Cactus, by the way, can also be used to create a pretty good early game armor. Our total defense has also increased to 5 points!

Chains can be used like ropes, but several very important things we need to craft also require them. So no reason not to be prepared ahead of time. 1 iron bar will get you 10 chains, and that should be more than we'll ever need.

In fact, here's one of those items now. The sawmill, like its description implies, is used to craft things more "advanced" wooden furniture items than what the basic workbench can handle.

Be sure to put a chair next to your workbench, and then slap a glass bottle on top.
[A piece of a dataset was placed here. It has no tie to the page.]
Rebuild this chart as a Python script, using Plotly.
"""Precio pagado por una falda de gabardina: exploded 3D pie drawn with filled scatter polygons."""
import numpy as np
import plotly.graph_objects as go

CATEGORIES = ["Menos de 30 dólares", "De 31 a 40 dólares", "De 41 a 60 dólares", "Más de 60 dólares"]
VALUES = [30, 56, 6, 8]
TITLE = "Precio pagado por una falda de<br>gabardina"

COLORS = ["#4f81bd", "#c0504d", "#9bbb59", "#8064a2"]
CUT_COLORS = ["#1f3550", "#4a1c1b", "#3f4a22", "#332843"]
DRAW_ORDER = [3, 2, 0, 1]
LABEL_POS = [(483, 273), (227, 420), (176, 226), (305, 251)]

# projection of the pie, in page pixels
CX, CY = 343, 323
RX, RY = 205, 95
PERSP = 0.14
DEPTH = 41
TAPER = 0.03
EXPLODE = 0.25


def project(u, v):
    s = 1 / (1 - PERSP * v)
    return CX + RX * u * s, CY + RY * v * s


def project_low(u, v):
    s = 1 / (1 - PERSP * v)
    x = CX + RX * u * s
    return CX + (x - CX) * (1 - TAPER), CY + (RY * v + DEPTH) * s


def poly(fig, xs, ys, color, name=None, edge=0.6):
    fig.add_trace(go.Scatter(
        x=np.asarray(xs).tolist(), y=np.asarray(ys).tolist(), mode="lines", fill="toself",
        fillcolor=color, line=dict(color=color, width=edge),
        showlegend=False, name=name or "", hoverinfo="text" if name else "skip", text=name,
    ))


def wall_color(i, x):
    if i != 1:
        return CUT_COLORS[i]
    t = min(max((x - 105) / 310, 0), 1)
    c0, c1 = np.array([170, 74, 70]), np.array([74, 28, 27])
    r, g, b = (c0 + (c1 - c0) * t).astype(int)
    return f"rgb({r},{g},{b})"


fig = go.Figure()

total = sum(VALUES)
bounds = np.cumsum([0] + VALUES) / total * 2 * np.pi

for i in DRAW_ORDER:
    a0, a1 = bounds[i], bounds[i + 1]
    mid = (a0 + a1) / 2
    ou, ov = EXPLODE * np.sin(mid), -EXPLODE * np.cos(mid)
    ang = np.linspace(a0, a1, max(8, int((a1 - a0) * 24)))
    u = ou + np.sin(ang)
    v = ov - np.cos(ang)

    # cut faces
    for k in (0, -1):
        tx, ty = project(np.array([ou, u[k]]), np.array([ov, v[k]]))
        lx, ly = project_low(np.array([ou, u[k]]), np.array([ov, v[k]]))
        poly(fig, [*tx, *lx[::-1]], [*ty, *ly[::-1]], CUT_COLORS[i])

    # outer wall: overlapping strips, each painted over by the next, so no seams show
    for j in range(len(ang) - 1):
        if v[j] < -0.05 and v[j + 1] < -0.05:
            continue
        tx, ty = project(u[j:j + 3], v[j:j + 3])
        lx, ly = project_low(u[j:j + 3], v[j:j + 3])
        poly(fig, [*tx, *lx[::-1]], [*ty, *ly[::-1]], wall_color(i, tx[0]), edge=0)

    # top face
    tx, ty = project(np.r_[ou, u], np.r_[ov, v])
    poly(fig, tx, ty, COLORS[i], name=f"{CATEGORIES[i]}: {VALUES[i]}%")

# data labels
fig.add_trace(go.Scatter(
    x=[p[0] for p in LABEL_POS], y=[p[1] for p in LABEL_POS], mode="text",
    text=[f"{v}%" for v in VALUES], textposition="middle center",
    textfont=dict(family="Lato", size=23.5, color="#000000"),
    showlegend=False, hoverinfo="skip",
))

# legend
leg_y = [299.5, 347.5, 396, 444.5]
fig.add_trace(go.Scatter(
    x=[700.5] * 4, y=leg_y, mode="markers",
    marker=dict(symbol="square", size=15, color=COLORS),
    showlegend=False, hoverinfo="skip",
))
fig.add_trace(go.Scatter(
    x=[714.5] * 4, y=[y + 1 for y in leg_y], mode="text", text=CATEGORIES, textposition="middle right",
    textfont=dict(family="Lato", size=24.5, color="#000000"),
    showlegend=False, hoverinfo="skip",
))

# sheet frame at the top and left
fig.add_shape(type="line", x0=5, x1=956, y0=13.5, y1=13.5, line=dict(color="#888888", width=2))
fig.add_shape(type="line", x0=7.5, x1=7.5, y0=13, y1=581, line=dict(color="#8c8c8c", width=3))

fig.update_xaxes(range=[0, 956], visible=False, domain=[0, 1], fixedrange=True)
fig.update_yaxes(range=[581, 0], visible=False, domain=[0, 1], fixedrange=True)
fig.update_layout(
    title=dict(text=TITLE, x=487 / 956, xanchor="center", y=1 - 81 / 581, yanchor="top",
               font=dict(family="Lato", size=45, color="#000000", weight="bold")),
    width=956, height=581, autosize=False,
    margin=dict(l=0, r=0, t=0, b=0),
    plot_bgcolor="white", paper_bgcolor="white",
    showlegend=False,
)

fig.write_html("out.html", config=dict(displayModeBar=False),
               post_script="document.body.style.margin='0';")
A couple items can only be crafted at the chair workbench, and the glass bottle on top lets us brew potions.

This is also a wonderful time to buy a piggy bank. We can't lose money on death if it's safely stored away.

We were quickly getting to the point where losing money on death was becoming prohibitively expensive. Sure we can get it back now, but later we might not be so lucky.

Now let's introduce the social armor slots. Goggles aren't very good at defense, but we don't have to wear them for their protective qualities. We can instead wear them because they look awesome. 2 lenses (from Demon Eyes, remember?) at a chair+workbench combo lets us craft them.

Back over to the equipment UI element. The far right column is naturally where we equip the stuff we want to actually use. The middle column is for "social" items. Anything we equip in the middle column lets us use the appearance of that item without getting stats from it.

The dropper/vial icon in the far left column, by the way, is where we put any dyes we want to use.

Finally we have the sawmill we built earlier. Like I mentioned before, most of what we can craft with this is furniture. So we can make benches and dressers, for instance.

But we can also make things like mannequins and weapon racks to show off the weapons and armor we've collected.

That's enough for now, though. We're considerably better equipped than we were earlier, though we're not quite ready just yet to take on the first major challenge of the game.